** start Raw records **

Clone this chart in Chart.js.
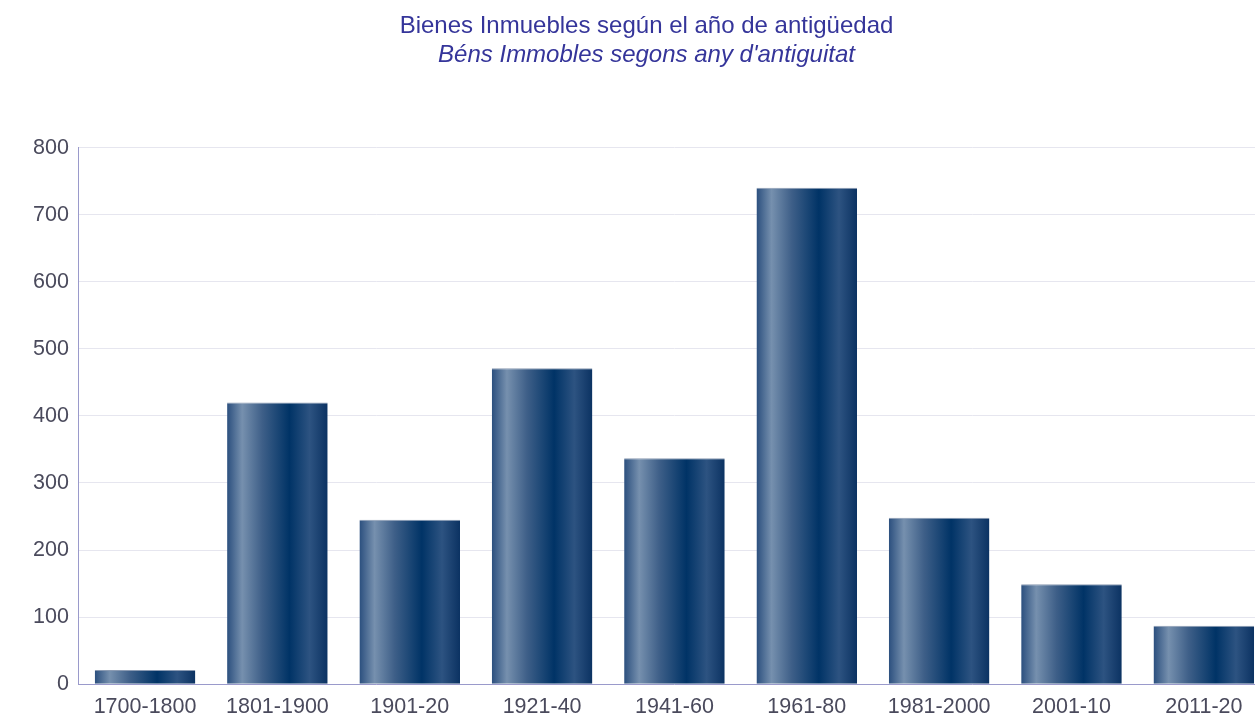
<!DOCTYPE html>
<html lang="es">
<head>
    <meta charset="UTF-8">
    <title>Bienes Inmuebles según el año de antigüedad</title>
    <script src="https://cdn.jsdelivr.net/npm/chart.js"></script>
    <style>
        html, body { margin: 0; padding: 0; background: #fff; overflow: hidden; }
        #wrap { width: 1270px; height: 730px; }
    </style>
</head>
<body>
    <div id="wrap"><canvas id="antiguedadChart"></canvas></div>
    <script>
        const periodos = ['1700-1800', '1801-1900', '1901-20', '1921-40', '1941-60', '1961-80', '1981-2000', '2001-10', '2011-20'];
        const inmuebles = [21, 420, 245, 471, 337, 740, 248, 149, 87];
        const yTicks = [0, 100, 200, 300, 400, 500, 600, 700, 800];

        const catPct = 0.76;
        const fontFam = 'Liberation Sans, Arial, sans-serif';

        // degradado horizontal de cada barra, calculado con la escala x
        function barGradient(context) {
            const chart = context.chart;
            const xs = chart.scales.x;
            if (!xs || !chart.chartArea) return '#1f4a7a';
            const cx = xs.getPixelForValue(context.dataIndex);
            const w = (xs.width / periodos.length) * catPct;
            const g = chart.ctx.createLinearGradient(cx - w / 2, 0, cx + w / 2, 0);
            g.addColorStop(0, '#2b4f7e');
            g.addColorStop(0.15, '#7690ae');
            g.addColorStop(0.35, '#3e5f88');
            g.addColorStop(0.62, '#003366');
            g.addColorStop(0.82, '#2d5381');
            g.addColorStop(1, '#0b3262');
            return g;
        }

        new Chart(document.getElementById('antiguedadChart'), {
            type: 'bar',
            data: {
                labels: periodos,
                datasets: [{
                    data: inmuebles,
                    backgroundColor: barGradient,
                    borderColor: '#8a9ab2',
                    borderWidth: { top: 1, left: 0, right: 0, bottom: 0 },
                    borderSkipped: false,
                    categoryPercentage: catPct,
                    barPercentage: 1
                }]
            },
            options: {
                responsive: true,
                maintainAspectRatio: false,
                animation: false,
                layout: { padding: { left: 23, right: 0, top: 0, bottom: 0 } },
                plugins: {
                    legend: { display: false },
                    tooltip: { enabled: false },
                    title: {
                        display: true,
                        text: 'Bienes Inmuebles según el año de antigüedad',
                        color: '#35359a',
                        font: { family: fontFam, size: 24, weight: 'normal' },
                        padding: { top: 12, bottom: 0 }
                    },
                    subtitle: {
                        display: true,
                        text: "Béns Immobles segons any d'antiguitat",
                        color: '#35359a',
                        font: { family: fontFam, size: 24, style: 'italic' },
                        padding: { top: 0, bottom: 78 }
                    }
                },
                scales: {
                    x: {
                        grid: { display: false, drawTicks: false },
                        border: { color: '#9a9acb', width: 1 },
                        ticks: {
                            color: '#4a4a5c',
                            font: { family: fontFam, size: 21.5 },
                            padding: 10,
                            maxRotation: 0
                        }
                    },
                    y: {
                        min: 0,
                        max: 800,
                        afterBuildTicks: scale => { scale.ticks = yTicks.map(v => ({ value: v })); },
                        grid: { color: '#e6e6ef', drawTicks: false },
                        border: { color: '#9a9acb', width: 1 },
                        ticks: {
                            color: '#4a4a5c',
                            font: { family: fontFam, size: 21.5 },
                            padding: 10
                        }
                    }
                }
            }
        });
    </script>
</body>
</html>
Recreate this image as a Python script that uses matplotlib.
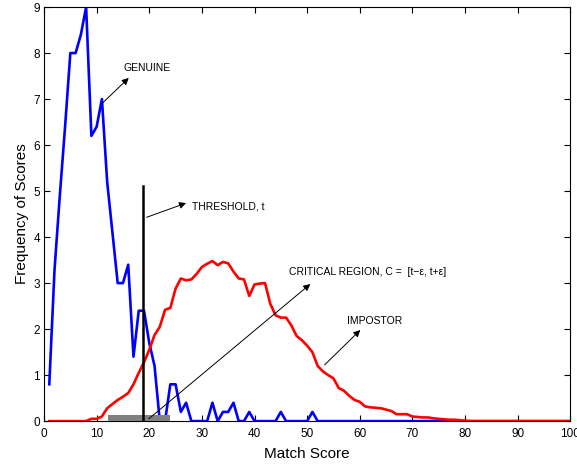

** end Raw records **

Short problem:
Pictures in the data above should not be copied; transcribe everything else exactly.

Response below:
Clone this chart in Chart.js.
<!DOCTYPE html>
<html lang="es">
<head>
    <meta charset="UTF-8">
    <title>Bienes Inmuebles según el año de antigüedad</title>
    <script src="https://cdn.jsdelivr.net/npm/chart.js"></script>
    <style>
        html, body { margin: 0; padding: 0; background: #fff; overflow: hidden; }
        #wrap { width: 1270px; height: 730px; }
    </style>
</head>
<body>
    <div id="wrap"><canvas id="antiguedadChart"></canvas></div>
    <script>
        const periodos = ['1700-1800', '1801-1900', '1901-20', '1921-40', '1941-60', '1961-80', '1981-2000', '2001-10', '2011-20'];
        const inmuebles = [21, 420, 245, 471, 337, 740, 248, 149, 87];
        const yTicks = [0, 100, 200, 300, 400, 500, 600, 700, 800];

        const catPct = 0.76;
        const fontFam = 'Liberation Sans, Arial, sans-serif';

        // degradado horizontal de cada barra, calculado con la escala x
        function barGradient(context) {
            const chart = context.chart;
            const xs = chart.scales.x;
            if (!xs || !chart.chartArea) return '#1f4a7a';
            const cx = xs.getPixelForValue(context.dataIndex);
            const w = (xs.width / periodos.length) * catPct;
            const g = chart.ctx.createLinearGradient(cx - w / 2, 0, cx + w / 2, 0);
            g.addColorStop(0, '#2b4f7e');
            g.addColorStop(0.15, '#7690ae');
            g.addColorStop(0.35, '#3e5f88');
            g.addColorStop(0.62, '#003366');
            g.addColorStop(0.82, '#2d5381');
            g.addColorStop(1, '#0b3262');
            return g;
        }

        new Chart(document.getElementById('antiguedadChart'), {
            type: 'bar',
            data: {
                labels: periodos,
                datasets: [{
                    data: inmuebles,
                    backgroundColor: barGradient,
                    borderColor: '#8a9ab2',
                    borderWidth: { top: 1, left: 0, right: 0, bottom: 0 },
                    borderSkipped: false,
                    categoryPercentage: catPct,
                    barPercentage: 1
                }]
            },
            options: {
                responsive: true,
                maintainAspectRatio: false,
                animation: false,
                layout: { padding: { left: 23, right: 0, top: 0, bottom: 0 } },
                plugins: {
                    legend: { display: false },
                    tooltip: { enabled: false },
                    title: {
                        display: true,
                        text: 'Bienes Inmuebles según el año de antigüedad',
                        color: '#35359a',
                        font: { family: fontFam, size: 24, weight: 'normal' },
                        padding: { top: 12, bottom: 0 }
                    },
                    subtitle: {
                        display: true,
                        text: "Béns Immobles segons any d'antiguitat",
                        color: '#35359a',
                        font: { family: fontFam, size: 24, style: 'italic' },
                        padding: { top: 0, bottom: 78 }
                    }
                },
                scales: {
                    x: {
                        grid: { display: false, drawTicks: false },
                        border: { color: '#9a9acb', width: 1 },
                        ticks: {
                            color: '#4a4a5c',
                            font: { family: fontFam, size: 21.5 },
                            padding: 10,
                            maxRotation: 0
                        }
                    },
                    y: {
                        min: 0,
                        max: 800,
                        afterBuildTicks: scale => { scale.ticks = yTicks.map(v => ({ value: v })); },
                        grid: { color: '#e6e6ef', drawTicks: false },
                        border: { color: '#9a9acb', width: 1 },
                        ticks: {
                            color: '#4a4a5c',
                            font: { family: fontFam, size: 21.5 },
                            padding: 10
                        }
                    }
                }
            }
        });
    </script>
</body>
</html>
Recreate this image as a Python script that uses matplotlib.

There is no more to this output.